### [What is required]
Drop the images; return everything else in the listing below exactly.

### [Provided material]

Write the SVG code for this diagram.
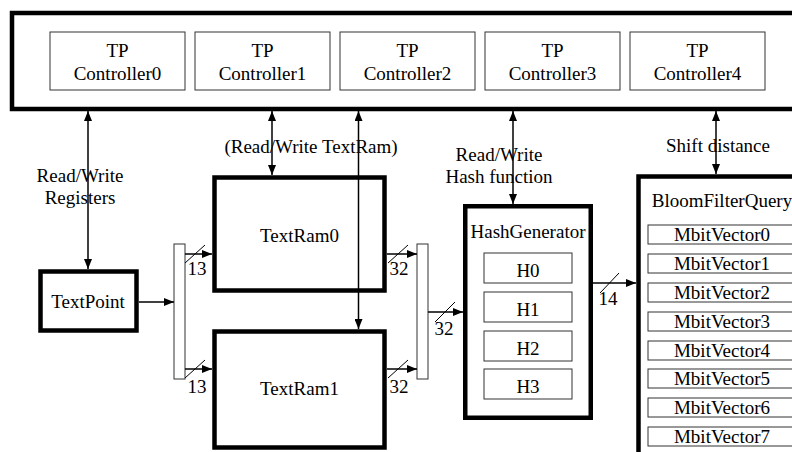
<svg xmlns="http://www.w3.org/2000/svg" width="792" height="452" viewBox="0 0 792 452">
<defs>
<style>
text{font-family:'Liberation Serif','Times New Roman','DejaVu Serif',serif;font-size:19px;fill:#000;text-anchor:middle}
.thick{fill:#fff;stroke:#000;stroke-width:4.5}
.thin{fill:#fff;stroke:#333;stroke-width:1}
.wire{fill:none;stroke:#000;stroke-width:1.5}
.slash{fill:none;stroke:#000;stroke-width:1}
</style>
<marker id="ah" viewBox="0 0 10 8" refX="10" refY="4" markerWidth="10" markerHeight="8" markerUnits="userSpaceOnUse" orient="auto-start-reverse">
<path d="M0,0 L10,4 L0,8 Z" fill="#000"/>
</marker>
</defs>
<rect width="792" height="452" fill="#fff"/>
<g font-family="Liberation Serif, Times New Roman, DejaVu Serif, serif">
<g id="top">
<rect class="thick" x="12" y="13" width="800" height="96"/>
</g>
<g id="ctrl0"><rect class="thin" x="50" y="32" width="135" height="58"/><text x="117.5" y="57">TP</text><text x="117.5" y="80">Controller0</text></g>
<g id="ctrl1"><rect class="thin" x="195" y="32" width="135" height="58"/><text x="262.5" y="57">TP</text><text x="262.5" y="80">Controller1</text></g>
<g id="ctrl2"><rect class="thin" x="340" y="32" width="135" height="58"/><text x="407.5" y="57">TP</text><text x="407.5" y="80">Controller2</text></g>
<g id="ctrl3"><rect class="thin" x="485" y="32" width="135" height="58"/><text x="552.5" y="57">TP</text><text x="552.5" y="80">Controller3</text></g>
<g id="ctrl4"><rect class="thin" x="630" y="32" width="135" height="58"/><text x="697.5" y="57">TP</text><text x="697.5" y="80">Controller4</text></g>

<g id="textpoint"><rect class="thick" x="40.5" y="271.5" width="96" height="59"/><text x="88" y="308">TextPoint</text></g>
<g id="mux-left"><rect class="thin" x="174" y="244" width="11" height="135"/></g>
<g id="textram0"><rect class="thick" x="214.5" y="177.5" width="170" height="113"/><text x="299.5" y="242">TextRam0</text></g>
<g id="textram1"><rect class="thick" x="214.5" y="331.5" width="170" height="116"/><text x="299.5" y="395">TextRam1</text></g>
<g id="mux-right"><rect class="thin" x="417" y="244" width="11" height="135"/></g>

<g id="hashgen">
<rect class="thick" x="465.25" y="206.25" width="125.5" height="211.5"/>
<text x="528" y="238">HashGenerator</text>
<rect class="thin" x="484" y="253" width="88" height="30"/><text x="528" y="277">H0</text>
<rect class="thin" x="484" y="292" width="88" height="30"/><text x="528" y="316">H1</text>
<rect class="thin" x="484" y="331" width="88" height="30"/><text x="528" y="355">H2</text>
<rect class="thin" x="484" y="369" width="88" height="30"/><text x="528" y="393">H3</text>
</g>

<g id="bloom">
<rect class="thick" x="638.5" y="176.5" width="170" height="290"/>
<text x="722" y="207">BloomFilterQuery</text>
<rect class="thin" x="648" y="225" width="148" height="19"/><text x="722" y="241">MbitVector0</text>
<rect class="thin" x="648" y="254" width="148" height="19"/><text x="722" y="270">MbitVector1</text>
<rect class="thin" x="648" y="283" width="148" height="19"/><text x="722" y="299">MbitVector2</text>
<rect class="thin" x="648" y="312" width="148" height="19"/><text x="722" y="328">MbitVector3</text>
<rect class="thin" x="648" y="341" width="148" height="19"/><text x="722" y="357">MbitVector4</text>
<rect class="thin" x="648" y="369" width="148" height="19"/><text x="722" y="385">MbitVector5</text>
<rect class="thin" x="648" y="398" width="148" height="19"/><text x="722" y="414">MbitVector6</text>
<rect class="thin" x="648" y="427" width="148" height="19"/><text x="722" y="443">MbitVector7</text>
</g>

<g id="connectors">
<path class="wire" d="M88,111 V269" marker-start="url(#ah)" marker-end="url(#ah)"/>
<path class="wire" d="M272,111 V175" marker-start="url(#ah)" marker-end="url(#ah)"/>
<path class="wire" d="M358.5,111 V329" marker-start="url(#ah)" marker-end="url(#ah)"/>
<path class="wire" d="M513,111 V204" marker-start="url(#ah)" marker-end="url(#ah)"/>
<path class="wire" d="M716,111 V174" marker-start="url(#ah)" marker-end="url(#ah)"/>

<path class="wire" d="M139,302 H174" marker-end="url(#ah)"/>
<path class="wire" d="M185,254 H212" marker-end="url(#ah)"/>
<path class="wire" d="M185,369 H212" marker-end="url(#ah)"/>
<path class="wire" d="M387,254 H417" marker-end="url(#ah)"/>
<path class="wire" d="M387,369 H417" marker-end="url(#ah)"/>
<path class="wire" d="M428,312 H463" marker-end="url(#ah)"/>
<path class="wire" d="M593,283 H636" marker-end="url(#ah)"/>

<path class="slash" d="M185,263 L205,245"/>
<path class="slash" d="M185,378 L205,360"/>
<path class="slash" d="M388,263 L408,245"/>
<path class="slash" d="M388,378 L408,360"/>
<path class="slash" d="M435,322 L455,302"/>
<path class="slash" d="M600,293 L619,273"/>

<text x="197" y="275">13</text>
<text x="197" y="393">13</text>
<text x="399" y="275">32</text>
<text x="399" y="393">32</text>
<text x="444" y="335">32</text>
<text x="608" y="305">14</text>

<text x="80" y="182">Read/Write</text>
<text x="80" y="204">Registers</text>
<text x="311" y="153">(Read/Write TextRam)</text>
<text x="499" y="161">Read/Write</text>
<text x="499" y="183">Hash function</text>
<text x="718" y="152">Shift distance</text>
</g>
</g>
</svg>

### [Answer for this exercise]
Write the SVG code for this diagram.
<svg xmlns="http://www.w3.org/2000/svg" width="792" height="452" viewBox="0 0 792 452">
<defs>
<style>
text{font-family:'Liberation Serif','Times New Roman','DejaVu Serif',serif;font-size:19px;fill:#000;text-anchor:middle}
.thick{fill:#fff;stroke:#000;stroke-width:4.5}
.thin{fill:#fff;stroke:#333;stroke-width:1}
.wire{fill:none;stroke:#000;stroke-width:1.5}
.slash{fill:none;stroke:#000;stroke-width:1}
</style>
<marker id="ah" viewBox="0 0 10 8" refX="10" refY="4" markerWidth="10" markerHeight="8" markerUnits="userSpaceOnUse" orient="auto-start-reverse">
<path d="M0,0 L10,4 L0,8 Z" fill="#000"/>
</marker>
</defs>
<rect width="792" height="452" fill="#fff"/>
<g font-family="Liberation Serif, Times New Roman, DejaVu Serif, serif">
<g id="top">
<rect class="thick" x="12" y="13" width="800" height="96"/>
</g>
<g id="ctrl0"><rect class="thin" x="50" y="32" width="135" height="58"/><text x="117.5" y="57">TP</text><text x="117.5" y="80">Controller0</text></g>
<g id="ctrl1"><rect class="thin" x="195" y="32" width="135" height="58"/><text x="262.5" y="57">TP</text><text x="262.5" y="80">Controller1</text></g>
<g id="ctrl2"><rect class="thin" x="340" y="32" width="135" height="58"/><text x="407.5" y="57">TP</text><text x="407.5" y="80">Controller2</text></g>
<g id="ctrl3"><rect class="thin" x="485" y="32" width="135" height="58"/><text x="552.5" y="57">TP</text><text x="552.5" y="80">Controller3</text></g>
<g id="ctrl4"><rect class="thin" x="630" y="32" width="135" height="58"/><text x="697.5" y="57">TP</text><text x="697.5" y="80">Controller4</text></g>

<g id="textpoint"><rect class="thick" x="40.5" y="271.5" width="96" height="59"/><text x="88" y="308">TextPoint</text></g>
<g id="mux-left"><rect class="thin" x="174" y="244" width="11" height="135"/></g>
<g id="textram0"><rect class="thick" x="214.5" y="177.5" width="170" height="113"/><text x="299.5" y="242">TextRam0</text></g>
<g id="textram1"><rect class="thick" x="214.5" y="331.5" width="170" height="116"/><text x="299.5" y="395">TextRam1</text></g>
<g id="mux-right"><rect class="thin" x="417" y="244" width="11" height="135"/></g>

<g id="hashgen">
<rect class="thick" x="465.25" y="206.25" width="125.5" height="211.5"/>
<text x="528" y="238">HashGenerator</text>
<rect class="thin" x="484" y="253" width="88" height="30"/><text x="528" y="277">H0</text>
<rect class="thin" x="484" y="292" width="88" height="30"/><text x="528" y="316">H1</text>
<rect class="thin" x="484" y="331" width="88" height="30"/><text x="528" y="355">H2</text>
<rect class="thin" x="484" y="369" width="88" height="30"/><text x="528" y="393">H3</text>
</g>

<g id="bloom">
<rect class="thick" x="638.5" y="176.5" width="170" height="290"/>
<text x="722" y="207">BloomFilterQuery</text>
<rect class="thin" x="648" y="225" width="148" height="19"/><text x="722" y="241">MbitVector0</text>
<rect class="thin" x="648" y="254" width="148" height="19"/><text x="722" y="270">MbitVector1</text>
<rect class="thin" x="648" y="283" width="148" height="19"/><text x="722" y="299">MbitVector2</text>
<rect class="thin" x="648" y="312" width="148" height="19"/><text x="722" y="328">MbitVector3</text>
<rect class="thin" x="648" y="341" width="148" height="19"/><text x="722" y="357">MbitVector4</text>
<rect class="thin" x="648" y="369" width="148" height="19"/><text x="722" y="385">MbitVector5</text>
<rect class="thin" x="648" y="398" width="148" height="19"/><text x="722" y="414">MbitVector6</text>
<rect class="thin" x="648" y="427" width="148" height="19"/><text x="722" y="443">MbitVector7</text>
</g>

<g id="connectors">
<path class="wire" d="M88,111 V269" marker-start="url(#ah)" marker-end="url(#ah)"/>
<path class="wire" d="M272,111 V175" marker-start="url(#ah)" marker-end="url(#ah)"/>
<path class="wire" d="M358.5,111 V329" marker-start="url(#ah)" marker-end="url(#ah)"/>
<path class="wire" d="M513,111 V204" marker-start="url(#ah)" marker-end="url(#ah)"/>
<path class="wire" d="M716,111 V174" marker-start="url(#ah)" marker-end="url(#ah)"/>

<path class="wire" d="M139,302 H174" marker-end="url(#ah)"/>
<path class="wire" d="M185,254 H212" marker-end="url(#ah)"/>
<path class="wire" d="M185,369 H212" marker-end="url(#ah)"/>
<path class="wire" d="M387,254 H417" marker-end="url(#ah)"/>
<path class="wire" d="M387,369 H417" marker-end="url(#ah)"/>
<path class="wire" d="M428,312 H463" marker-end="url(#ah)"/>
<path class="wire" d="M593,283 H636" marker-end="url(#ah)"/>

<path class="slash" d="M185,263 L205,245"/>
<path class="slash" d="M185,378 L205,360"/>
<path class="slash" d="M388,263 L408,245"/>
<path class="slash" d="M388,378 L408,360"/>
<path class="slash" d="M435,322 L455,302"/>
<path class="slash" d="M600,293 L619,273"/>

<text x="197" y="275">13</text>
<text x="197" y="393">13</text>
<text x="399" y="275">32</text>
<text x="399" y="393">32</text>
<text x="444" y="335">32</text>
<text x="608" y="305">14</text>

<text x="80" y="182">Read/Write</text>
<text x="80" y="204">Registers</text>
<text x="311" y="153">(Read/Write TextRam)</text>
<text x="499" y="161">Read/Write</text>
<text x="499" y="183">Hash function</text>
<text x="718" y="152">Shift distance</text>
</g>
</g>
</svg>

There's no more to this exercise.